» **Data excerpt**

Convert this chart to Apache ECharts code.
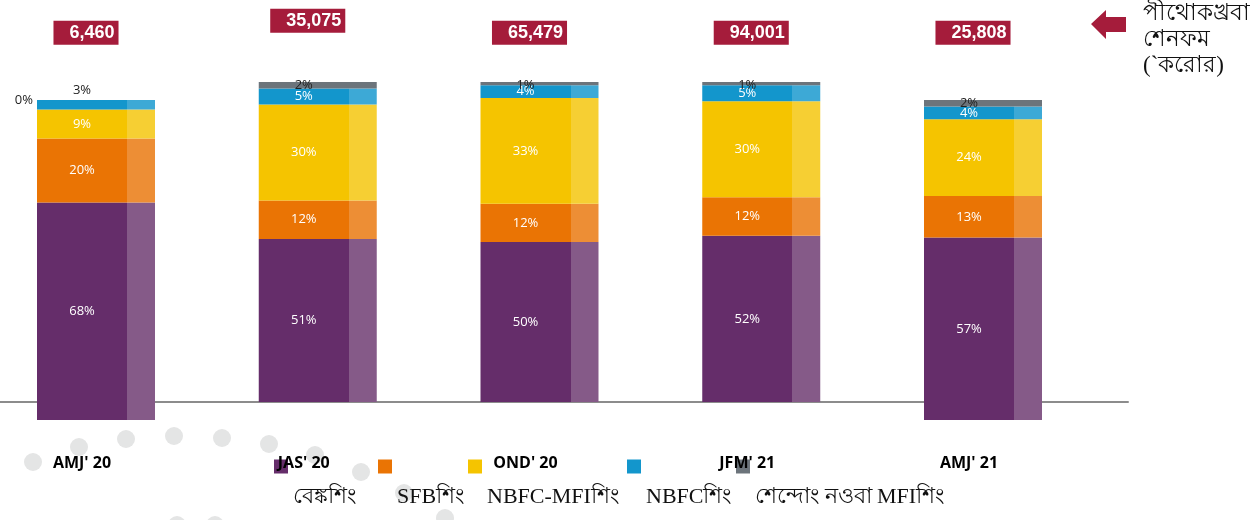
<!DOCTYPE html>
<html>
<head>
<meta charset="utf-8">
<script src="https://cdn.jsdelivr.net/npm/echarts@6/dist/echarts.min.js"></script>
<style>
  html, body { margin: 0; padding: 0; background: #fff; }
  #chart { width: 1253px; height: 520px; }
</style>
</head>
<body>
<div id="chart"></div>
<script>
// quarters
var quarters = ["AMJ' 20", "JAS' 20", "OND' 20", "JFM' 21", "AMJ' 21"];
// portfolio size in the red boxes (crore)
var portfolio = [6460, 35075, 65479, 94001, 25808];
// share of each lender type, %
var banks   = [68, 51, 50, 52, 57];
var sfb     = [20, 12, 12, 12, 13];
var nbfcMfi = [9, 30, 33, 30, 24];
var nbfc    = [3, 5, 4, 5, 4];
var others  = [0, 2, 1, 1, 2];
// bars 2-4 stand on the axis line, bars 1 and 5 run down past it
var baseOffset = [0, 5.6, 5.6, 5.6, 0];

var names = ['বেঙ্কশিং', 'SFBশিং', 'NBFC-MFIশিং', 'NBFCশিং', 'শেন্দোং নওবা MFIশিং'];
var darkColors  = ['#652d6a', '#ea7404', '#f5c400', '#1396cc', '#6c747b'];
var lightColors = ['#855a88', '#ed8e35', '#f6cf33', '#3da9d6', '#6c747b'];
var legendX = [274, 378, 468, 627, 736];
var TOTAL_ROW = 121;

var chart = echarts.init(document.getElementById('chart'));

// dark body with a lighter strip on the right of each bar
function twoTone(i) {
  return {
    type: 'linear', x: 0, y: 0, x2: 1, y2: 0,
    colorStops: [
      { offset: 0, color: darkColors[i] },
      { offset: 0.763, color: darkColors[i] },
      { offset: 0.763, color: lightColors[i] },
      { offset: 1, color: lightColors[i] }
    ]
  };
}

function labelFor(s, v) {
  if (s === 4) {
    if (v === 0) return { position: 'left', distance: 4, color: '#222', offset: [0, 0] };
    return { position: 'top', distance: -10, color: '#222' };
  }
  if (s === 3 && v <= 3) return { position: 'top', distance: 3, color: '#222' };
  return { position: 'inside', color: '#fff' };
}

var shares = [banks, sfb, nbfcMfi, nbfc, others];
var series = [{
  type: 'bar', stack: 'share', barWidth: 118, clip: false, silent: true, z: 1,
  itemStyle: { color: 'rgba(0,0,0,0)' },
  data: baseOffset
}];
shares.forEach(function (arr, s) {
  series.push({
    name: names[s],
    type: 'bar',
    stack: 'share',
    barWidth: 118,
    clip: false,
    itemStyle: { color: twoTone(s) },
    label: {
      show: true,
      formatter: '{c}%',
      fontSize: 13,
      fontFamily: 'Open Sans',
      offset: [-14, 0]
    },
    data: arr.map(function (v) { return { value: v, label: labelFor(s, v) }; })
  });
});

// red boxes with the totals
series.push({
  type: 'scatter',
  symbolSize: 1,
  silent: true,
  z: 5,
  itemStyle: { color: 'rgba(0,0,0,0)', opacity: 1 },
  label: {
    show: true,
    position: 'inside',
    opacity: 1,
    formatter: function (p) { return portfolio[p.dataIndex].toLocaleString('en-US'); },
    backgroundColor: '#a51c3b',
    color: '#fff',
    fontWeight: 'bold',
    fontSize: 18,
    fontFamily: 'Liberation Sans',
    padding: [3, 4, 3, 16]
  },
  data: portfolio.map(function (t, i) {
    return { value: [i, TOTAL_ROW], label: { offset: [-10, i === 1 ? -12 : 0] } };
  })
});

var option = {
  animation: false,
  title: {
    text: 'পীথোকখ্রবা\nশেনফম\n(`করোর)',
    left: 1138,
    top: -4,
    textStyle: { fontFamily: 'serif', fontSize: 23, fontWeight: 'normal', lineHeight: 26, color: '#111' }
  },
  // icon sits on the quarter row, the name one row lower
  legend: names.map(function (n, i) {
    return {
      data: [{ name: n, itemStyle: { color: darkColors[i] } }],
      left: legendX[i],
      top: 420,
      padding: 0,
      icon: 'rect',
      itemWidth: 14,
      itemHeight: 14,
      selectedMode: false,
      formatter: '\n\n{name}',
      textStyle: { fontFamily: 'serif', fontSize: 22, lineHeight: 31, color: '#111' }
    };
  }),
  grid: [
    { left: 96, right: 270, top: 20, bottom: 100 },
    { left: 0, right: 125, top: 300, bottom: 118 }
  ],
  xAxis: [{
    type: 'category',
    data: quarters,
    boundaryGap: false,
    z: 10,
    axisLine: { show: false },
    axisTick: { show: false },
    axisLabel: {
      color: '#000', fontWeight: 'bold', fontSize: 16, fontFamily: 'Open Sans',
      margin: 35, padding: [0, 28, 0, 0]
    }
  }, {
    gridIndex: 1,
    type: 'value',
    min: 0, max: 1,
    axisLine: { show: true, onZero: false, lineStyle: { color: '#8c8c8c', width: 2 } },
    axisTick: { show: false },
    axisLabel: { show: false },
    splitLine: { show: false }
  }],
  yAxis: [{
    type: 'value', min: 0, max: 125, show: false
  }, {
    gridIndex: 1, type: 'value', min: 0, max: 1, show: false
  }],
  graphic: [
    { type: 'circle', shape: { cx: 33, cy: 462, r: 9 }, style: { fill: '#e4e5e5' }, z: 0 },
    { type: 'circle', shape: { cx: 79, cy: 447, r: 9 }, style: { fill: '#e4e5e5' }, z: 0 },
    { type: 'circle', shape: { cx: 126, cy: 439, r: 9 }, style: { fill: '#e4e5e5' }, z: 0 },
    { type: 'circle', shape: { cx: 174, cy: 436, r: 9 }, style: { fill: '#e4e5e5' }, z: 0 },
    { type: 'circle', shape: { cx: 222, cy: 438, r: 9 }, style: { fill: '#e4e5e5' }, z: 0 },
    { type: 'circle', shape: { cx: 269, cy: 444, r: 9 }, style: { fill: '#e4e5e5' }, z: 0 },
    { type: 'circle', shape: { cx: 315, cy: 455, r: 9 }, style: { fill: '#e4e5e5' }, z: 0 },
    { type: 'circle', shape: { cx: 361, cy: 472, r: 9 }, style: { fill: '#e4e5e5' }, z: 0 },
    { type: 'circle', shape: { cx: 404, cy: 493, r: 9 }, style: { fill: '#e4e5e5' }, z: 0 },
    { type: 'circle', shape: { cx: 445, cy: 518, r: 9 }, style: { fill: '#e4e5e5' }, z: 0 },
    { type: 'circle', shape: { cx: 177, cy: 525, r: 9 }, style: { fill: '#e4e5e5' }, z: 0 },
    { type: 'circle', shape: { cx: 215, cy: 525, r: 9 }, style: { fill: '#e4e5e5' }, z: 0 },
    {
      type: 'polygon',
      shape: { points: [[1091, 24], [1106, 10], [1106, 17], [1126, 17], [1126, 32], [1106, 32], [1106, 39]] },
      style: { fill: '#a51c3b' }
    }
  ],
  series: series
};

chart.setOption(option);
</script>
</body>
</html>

» **Written request**
Every line is to be duplicated exactly, though pictures stay out.

» **The output**
Convert this chart to Apache ECharts code.
<!DOCTYPE html>
<html>
<head>
<meta charset="utf-8">
<script src="https://cdn.jsdelivr.net/npm/echarts@6/dist/echarts.min.js"></script>
<style>
  html, body { margin: 0; padding: 0; background: #fff; }
  #chart { width: 1253px; height: 520px; }
</style>
</head>
<body>
<div id="chart"></div>
<script>
// quarters
var quarters = ["AMJ' 20", "JAS' 20", "OND' 20", "JFM' 21", "AMJ' 21"];
// portfolio size in the red boxes (crore)
var portfolio = [6460, 35075, 65479, 94001, 25808];
// share of each lender type, %
var banks   = [68, 51, 50, 52, 57];
var sfb     = [20, 12, 12, 12, 13];
var nbfcMfi = [9, 30, 33, 30, 24];
var nbfc    = [3, 5, 4, 5, 4];
var others  = [0, 2, 1, 1, 2];
// bars 2-4 stand on the axis line, bars 1 and 5 run down past it
var baseOffset = [0, 5.6, 5.6, 5.6, 0];

var names = ['বেঙ্কশিং', 'SFBশিং', 'NBFC-MFIশিং', 'NBFCশিং', 'শেন্দোং নওবা MFIশিং'];
var darkColors  = ['#652d6a', '#ea7404', '#f5c400', '#1396cc', '#6c747b'];
var lightColors = ['#855a88', '#ed8e35', '#f6cf33', '#3da9d6', '#6c747b'];
var legendX = [274, 378, 468, 627, 736];
var TOTAL_ROW = 121;

var chart = echarts.init(document.getElementById('chart'));

// dark body with a lighter strip on the right of each bar
function twoTone(i) {
  return {
    type: 'linear', x: 0, y: 0, x2: 1, y2: 0,
    colorStops: [
      { offset: 0, color: darkColors[i] },
      { offset: 0.763, color: darkColors[i] },
      { offset: 0.763, color: lightColors[i] },
      { offset: 1, color: lightColors[i] }
    ]
  };
}

function labelFor(s, v) {
  if (s === 4) {
    if (v === 0) return { position: 'left', distance: 4, color: '#222', offset: [0, 0] };
    return { position: 'top', distance: -10, color: '#222' };
  }
  if (s === 3 && v <= 3) return { position: 'top', distance: 3, color: '#222' };
  return { position: 'inside', color: '#fff' };
}

var shares = [banks, sfb, nbfcMfi, nbfc, others];
var series = [{
  type: 'bar', stack: 'share', barWidth: 118, clip: false, silent: true, z: 1,
  itemStyle: { color: 'rgba(0,0,0,0)' },
  data: baseOffset
}];
shares.forEach(function (arr, s) {
  series.push({
    name: names[s],
    type: 'bar',
    stack: 'share',
    barWidth: 118,
    clip: false,
    itemStyle: { color: twoTone(s) },
    label: {
      show: true,
      formatter: '{c}%',
      fontSize: 13,
      fontFamily: 'Open Sans',
      offset: [-14, 0]
    },
    data: arr.map(function (v) { return { value: v, label: labelFor(s, v) }; })
  });
});

// red boxes with the totals
series.push({
  type: 'scatter',
  symbolSize: 1,
  silent: true,
  z: 5,
  itemStyle: { color: 'rgba(0,0,0,0)', opacity: 1 },
  label: {
    show: true,
    position: 'inside',
    opacity: 1,
    formatter: function (p) { return portfolio[p.dataIndex].toLocaleString('en-US'); },
    backgroundColor: '#a51c3b',
    color: '#fff',
    fontWeight: 'bold',
    fontSize: 18,
    fontFamily: 'Liberation Sans',
    padding: [3, 4, 3, 16]
  },
  data: portfolio.map(function (t, i) {
    return { value: [i, TOTAL_ROW], label: { offset: [-10, i === 1 ? -12 : 0] } };
  })
});

var option = {
  animation: false,
  title: {
    text: 'পীথোকখ্রবা\nশেনফম\n(`করোর)',
    left: 1138,
    top: -4,
    textStyle: { fontFamily: 'serif', fontSize: 23, fontWeight: 'normal', lineHeight: 26, color: '#111' }
  },
  // icon sits on the quarter row, the name one row lower
  legend: names.map(function (n, i) {
    return {
      data: [{ name: n, itemStyle: { color: darkColors[i] } }],
      left: legendX[i],
      top: 420,
      padding: 0,
      icon: 'rect',
      itemWidth: 14,
      itemHeight: 14,
      selectedMode: false,
      formatter: '\n\n{name}',
      textStyle: { fontFamily: 'serif', fontSize: 22, lineHeight: 31, color: '#111' }
    };
  }),
  grid: [
    { left: 96, right: 270, top: 20, bottom: 100 },
    { left: 0, right: 125, top: 300, bottom: 118 }
  ],
  xAxis: [{
    type: 'category',
    data: quarters,
    boundaryGap: false,
    z: 10,
    axisLine: { show: false },
    axisTick: { show: false },
    axisLabel: {
      color: '#000', fontWeight: 'bold', fontSize: 16, fontFamily: 'Open Sans',
      margin: 35, padding: [0, 28, 0, 0]
    }
  }, {
    gridIndex: 1,
    type: 'value',
    min: 0, max: 1,
    axisLine: { show: true, onZero: false, lineStyle: { color: '#8c8c8c', width: 2 } },
    axisTick: { show: false },
    axisLabel: { show: false },
    splitLine: { show: false }
  }],
  yAxis: [{
    type: 'value', min: 0, max: 125, show: false
  }, {
    gridIndex: 1, type: 'value', min: 0, max: 1, show: false
  }],
  graphic: [
    { type: 'circle', shape: { cx: 33, cy: 462, r: 9 }, style: { fill: '#e4e5e5' }, z: 0 },
    { type: 'circle', shape: { cx: 79, cy: 447, r: 9 }, style: { fill: '#e4e5e5' }, z: 0 },
    { type: 'circle', shape: { cx: 126, cy: 439, r: 9 }, style: { fill: '#e4e5e5' }, z: 0 },
    { type: 'circle', shape: { cx: 174, cy: 436, r: 9 }, style: { fill: '#e4e5e5' }, z: 0 },
    { type: 'circle', shape: { cx: 222, cy: 438, r: 9 }, style: { fill: '#e4e5e5' }, z: 0 },
    { type: 'circle', shape: { cx: 269, cy: 444, r: 9 }, style: { fill: '#e4e5e5' }, z: 0 },
    { type: 'circle', shape: { cx: 315, cy: 455, r: 9 }, style: { fill: '#e4e5e5' }, z: 0 },
    { type: 'circle', shape: { cx: 361, cy: 472, r: 9 }, style: { fill: '#e4e5e5' }, z: 0 },
    { type: 'circle', shape: { cx: 404, cy: 493, r: 9 }, style: { fill: '#e4e5e5' }, z: 0 },
    { type: 'circle', shape: { cx: 445, cy: 518, r: 9 }, style: { fill: '#e4e5e5' }, z: 0 },
    { type: 'circle', shape: { cx: 177, cy: 525, r: 9 }, style: { fill: '#e4e5e5' }, z: 0 },
    { type: 'circle', shape: { cx: 215, cy: 525, r: 9 }, style: { fill: '#e4e5e5' }, z: 0 },
    {
      type: 'polygon',
      shape: { points: [[1091, 24], [1106, 10], [1106, 17], [1126, 17], [1126, 32], [1106, 32], [1106, 39]] },
      style: { fill: '#a51c3b' }
    }
  ],
  series: series
};

chart.setOption(option);
</script>
</body>
</html>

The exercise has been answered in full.